Gaza’s sole power plant out of commission. The power shortage in Gaza is preventing operation of water pumping stations and sewage treatment facilities. Hospitals will be forced to discontinue essential services within a week.

Gaza’s sole power plant out of commission. Photo by Gisha.

April 25, 2017. The electricity crisis in the Gaza Strip is causing havoc and threatening the lives and well-being of Gaza’s nearly two million residents. Gaza’s sole power plant has been out of commission for more than a week. A dispute between the Palestinian Authority and the de facto Hamas authorities over fuel taxation has impeded the plant’s standard operations, since funds donated by Turkey and Qatar designated for purchase of fuel were exhausted.

As a result of the shortage, power is supplied in cycles of six hours on, 12 hours off (for a total of eight hours per day). According to Mohammad Thabet, spokesperson for the Gaza Electricity Distribution Company (GEDCo), power supply is often insufficient even for six-hour intervals, with additional outages occurring where capacity falls short of demand. The worst of the summer heat and the month of Ramadan are around the corner.

The acute shortage in power also affects the availability of water for household use, with supply being dangerously low. According to Maher Najjar, deputy director of the Gaza Coastal Municipalities Water Utility (CMWU), water pumps are only working at 50 to 60 percent capacity; water is currently supplied to most districts in Gaza once every five days, instead of every other day, as was previously the case. Water desalination stations, which also require electricity, are operating at 30 percent capacity, resulting in even poorer quality of water than usual and increasing the risk of environmental and health hazards.

The authorities responsible for water treatment find themselves facing inconceivable dilemmas. For instance, they have been forced to shut down sewage treatment facilities and pump additional untreated sewage into the sea (roughly 110 million liters per day), using the scant electricity available to remove sewage from neighborhoods and prevent flooding. Generators only provide a partial solution as they cannot operate without interruption and they too require fuel.

The United Nations’ Office for Coordination of Humanitarian Affairs (OCHA) warns that if this severe power shortage continues, all 14 public hospitals in Gaza will be forced to shut down essential services. Fuel reserves for hospital generators will run out within a week, OCHA cautioned.

The consensus in Gaza is that a solution for this crisis is nowhere on the horizon, despite the fact that it poses a real threat to the lives of residents. The situation requires immediate mobilization of all actors responsible for living conditions in Gaza.
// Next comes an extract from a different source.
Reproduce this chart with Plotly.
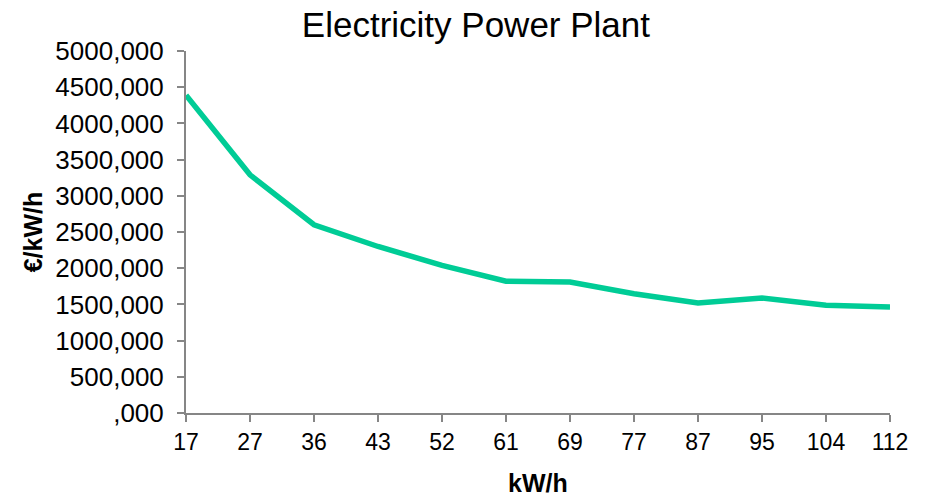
import plotly.graph_objects as go

categories = ["17", "27", "36", "43", "52", "61", "69", "77", "87", "95", "104", "112"]
values = [4390, 3290, 2600, 2300, 2040, 1820, 1810, 1648, 1519, 1588, 1487, 1465]
y_tickvals = [0, 500, 1000, 1500, 2000, 2500, 3000, 3500, 4000, 4500, 5000]
y_ticktext = [",000", "500,000", "1000,000", "1500,000", "2000,000", "2500,000",
              "3000,000", "3500,000", "4000,000", "4500,000", "5000,000"]

FONT = "Liberation Sans, Arial, sans-serif"
AXIS_COLOR = "#868686"

fig = go.Figure()
fig.add_trace(go.Scatter(
    x=categories, y=values, mode="lines",
    line=dict(color="#00CC96", width=5.5),
    showlegend=False, hoverinfo="x+y",
))

fig.update_layout(
    width=935, height=498,
    margin=dict(l=186, r=45, t=51, b=85),
    paper_bgcolor="white", plot_bgcolor="white",
    font=dict(family=FONT, color="black", size=24),
    title=dict(text="Electricity Power Plant", x=0.509, xanchor="center", xref="container",
               y=0.951, yref="container", yanchor="middle",
               font=dict(size=35, family=FONT, color="black")),
    annotations=[dict(
        text="<b>kW/h</b>", xref="paper", yref="paper", x=0.5, y=-0.193,
        xanchor="center", yanchor="middle", showarrow=False,
        font=dict(size=25, family=FONT, color="black"),
    )],
)

fig.update_xaxes(
    type="category", range=[0, len(categories) - 1],
    showline=True, linecolor=AXIS_COLOR, linewidth=2,
    ticks="outside", ticklen=7, tickcolor=AXIS_COLOR, tickwidth=2,
    showgrid=False, zeroline=False, automargin=False,
    tickfont=dict(size=23, family=FONT),
)
fig.update_yaxes(
    range=[0, 5000], tickvals=y_tickvals, ticktext=y_ticktext,
    showline=True, linecolor=AXIS_COLOR, linewidth=2,
    ticks="outside", ticklen=7, tickcolor=AXIS_COLOR, tickwidth=2,
    ticklabelstandoff=8,
    showgrid=False, zeroline=False,
    tickfont=dict(size=26, family=FONT),
    title=dict(text="<b>€/kW/h</b>", font=dict(size=25, family=FONT), standoff=6),
)

fig.write_html("out.html", config={"displayModeBar": False},
               post_script="document.body.style.margin='0';")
Israel maintains control over many aspects of civilian life in Gaza and is many regards responsible for the degradation of Gaza’s infrastructure. As the primary bearer of control over Gaza for the last 50 years, Israel must take immediate action toward finding a solution, rather than merely commenting on the situation.

It is important to note that the current crisis didn’t come as a surprise nor was it unexpected. It is the result of decades of neglect and decline. More information on the state of Gaza’s electricity, water and sewage infrastructure is available in a report we published earlier this year, Hand on the Switch. Crisis management is not an adequate response. All actors involved – the de facto authorities in Gaza, the Palestinian Authority, Egypt, the international community and, especially, Israel – must cooperate to restore and improve Gaza’s civilian infrastructure and allow its residents to lead normal lives, rather than waiting for the next foreseeable crisis.